10. The system of any of claims 1-9, wherein a first subset of images from the plurality of images are obtained from a first camera of the plurality of cameras and a second subset of images are obtained from a second camera of the plurality of cameras.1 1. A method, comprising: determining, by at least one computing device, a skill level associated with a competitive event comprising a plurality of individuals performing a plurality of actions during a duration of the competitive event; selecting, by the at least one computing device, a skill accuracy model from a plurality of skill accuracy models based at least in part on the skill level; obtaining, by the at least one computing device, a plurality of images from a plurality of cameras positioned in a plurality of different positions surrounding the competitive event, the plurality of images capturing the plurality of individuals performing at least one action of the plurality of actions; generating, by the at least one computing device, a plurality of inputs based at least in part on the plurality of images; applying, by the at least one computing device, the plurality of inputs to a skill accuracy model; and determining, by the at least one computing device, an accuracy associated with the at least one action of the plurality of actions based at least in part on an output of the skill accuracy model.
12. The method of claim 11, wherein the skill level is one of a plurality of skill levels, each skill level requiring a performance of a different set of actions during the competitive event.
13. The method of claim 12, wherein individual skill accuracy models of the plurality of skill accuracy models correspond to a respective skill level of the plurality of skill levels.
14. The method of any of claims 11-13, wherein the competitive event comprises a competitive cheerleading competition performance.
15. The method of any of claims 11-14, wherein the individuals perform the plurality of actions on a stage, a first camera being positioned about a front position relative to the stage, a second camera being positioned about a first back position relative to the stage, and a third camera being positioned about a second back position relative to the stage.

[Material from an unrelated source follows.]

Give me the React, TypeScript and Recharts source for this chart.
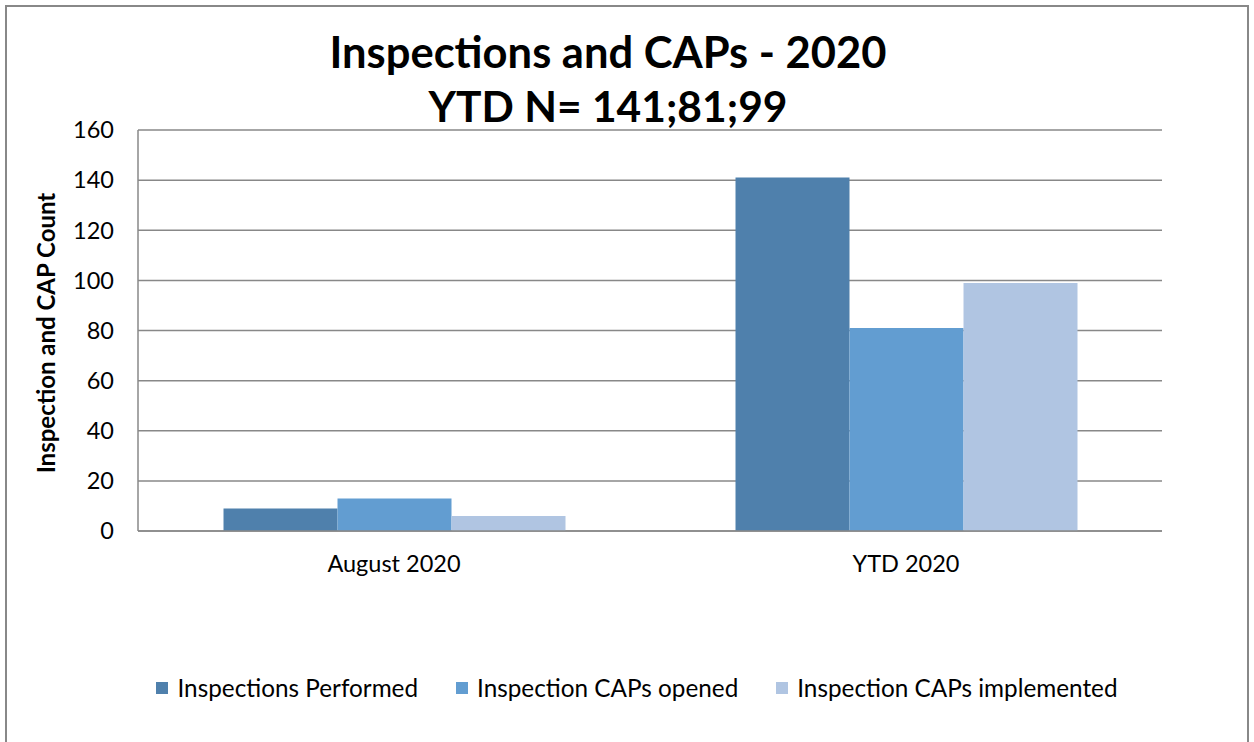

16. The method of any of claims 11-15, wherein the skill accuracy model is trained to analyze the plurality of inputs associated with the plurality of images to determine whether a threshold number of individuals of the plurality of individuals performed the action accurately.
17. The method of any of claims 11-16, further comprising: generating a report detailing a respective accuracy summary for each action performed of the plurality of actions; and transmitting the report to a client device.
18. The method of any of claims 11 -17, further comprising: obtaining a plurality of training images associated with a plurality of other individuals performing the plurality of actions associated with the skill level; and training the skill accuracy model associated with the skill level based at least in part on the plurality of training images.
19. The method of any of claims 11-18, wherein the plurality of images corresponds to video content.
20. The method of any of claims 11-19, wherein a first subset of images from the plurality of images are obtained from a first camera of the plurality of cameras and a second subset of images are obtained from a second camera of the plurality of cameras.